De-Risking Adoption via Shared-Risk Sandboxes
The session concluded with a highly practical look at industry adoption. Many private enterprises remain hesitant to adopt emerging local innovations due to financial risk and operational uncertainty.
To counter this risk aversion, MRANTI emphasised the critical deployment of shared-risk testbeds and pilot environments. Through national platforms like the National Technology and Innovation Sandbox (NTIS) and MRANTI’s specialised Living Labs, government agencies, corporate players, and researchers can jointly stress-test and validate emerging technologies under real operating conditions.
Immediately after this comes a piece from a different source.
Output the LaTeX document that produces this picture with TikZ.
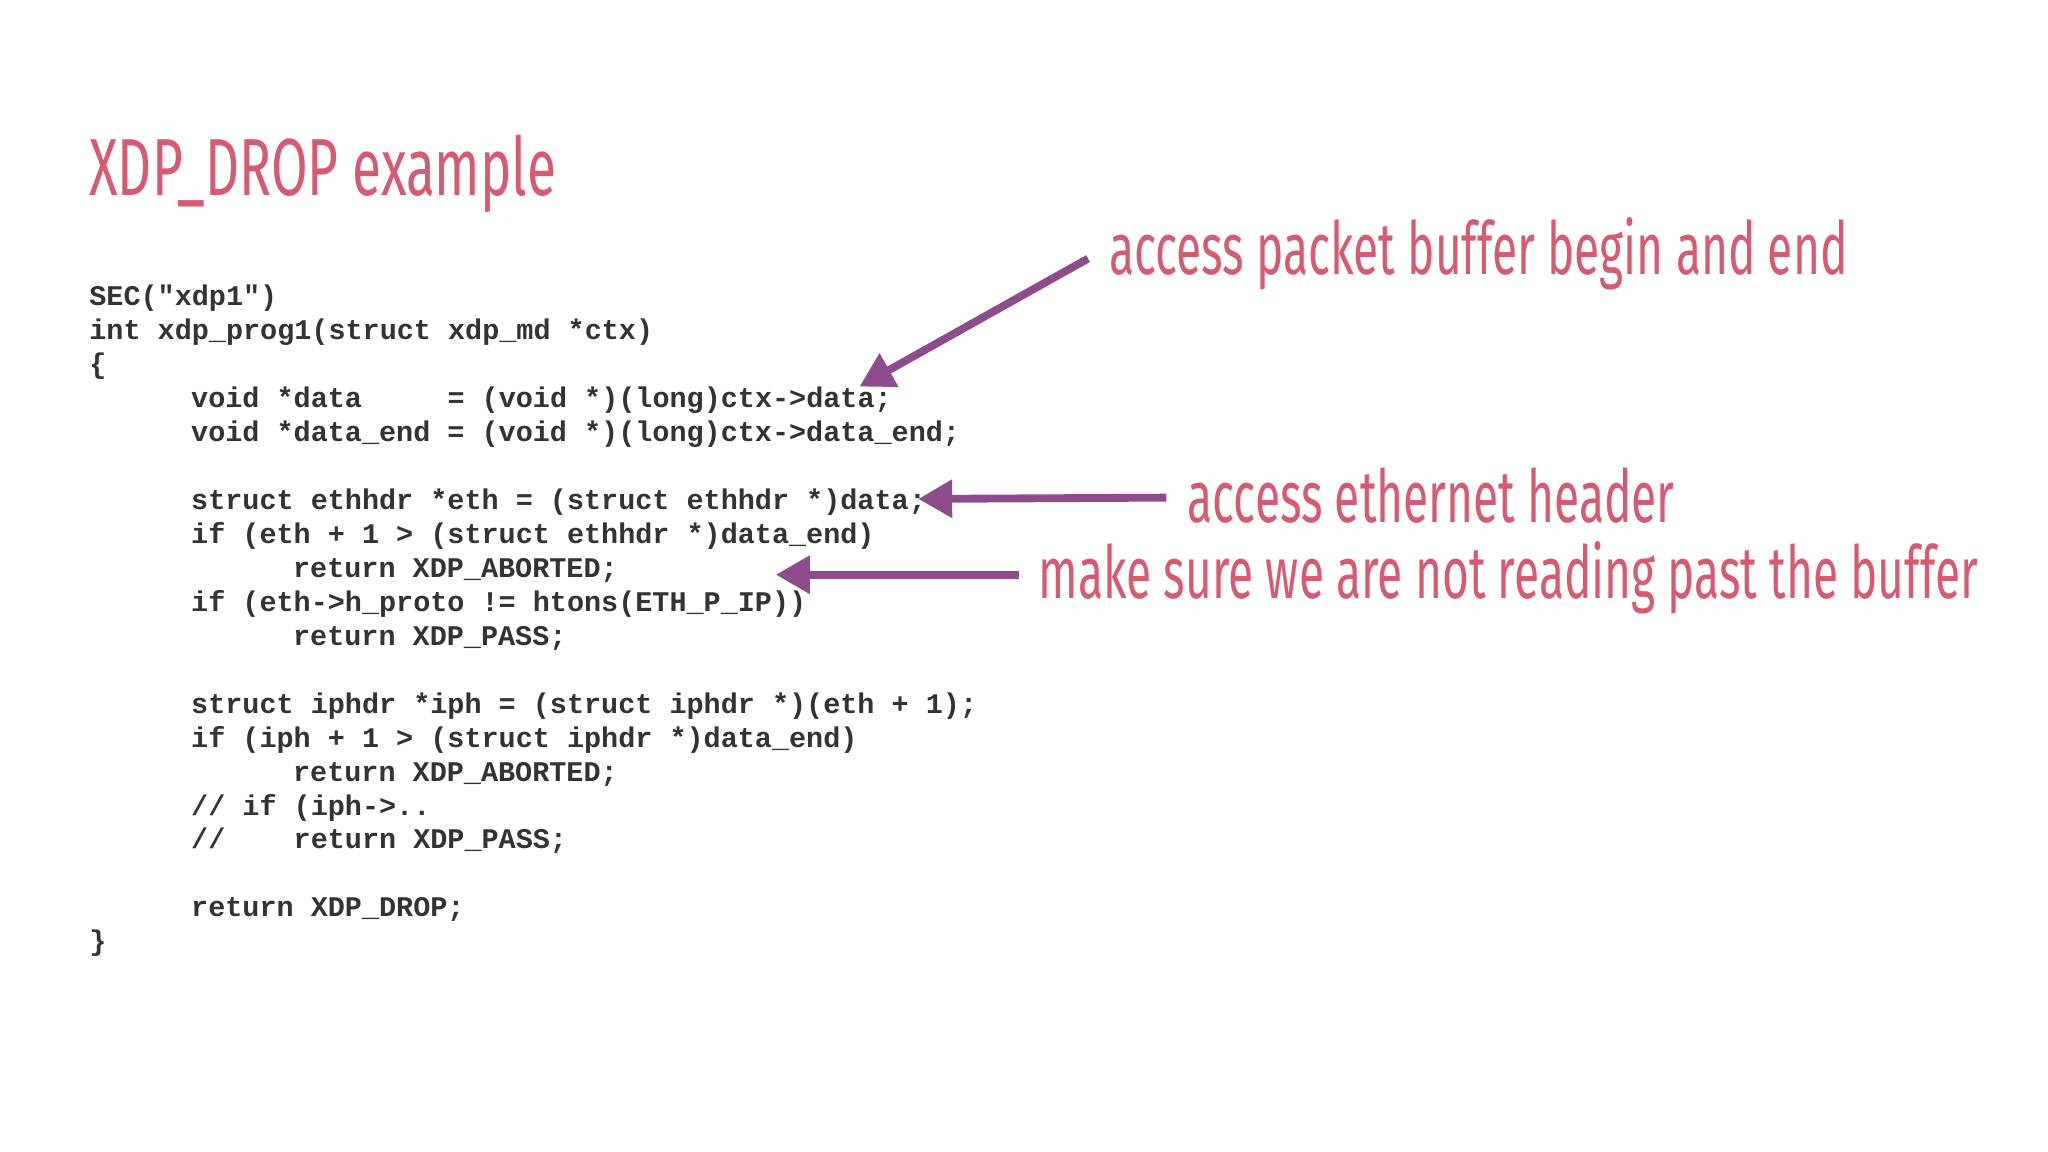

By co-developing these testbeds, the ecosystem accelerates trust-building, proves technological reliability under industrial conditions, and significantly reduces the barriers to commercial entry.
Ultimately, Session 1 made it clear that Malaysia’s innovation maturity will not be determined by how many patents are generated, but by how effectively those ideas are translated into tangible socioeconomic impact. This shift from "inventing first" to "designing for market readiness" marks the beginning of a highly aligned, synchronized innovation ecosystem.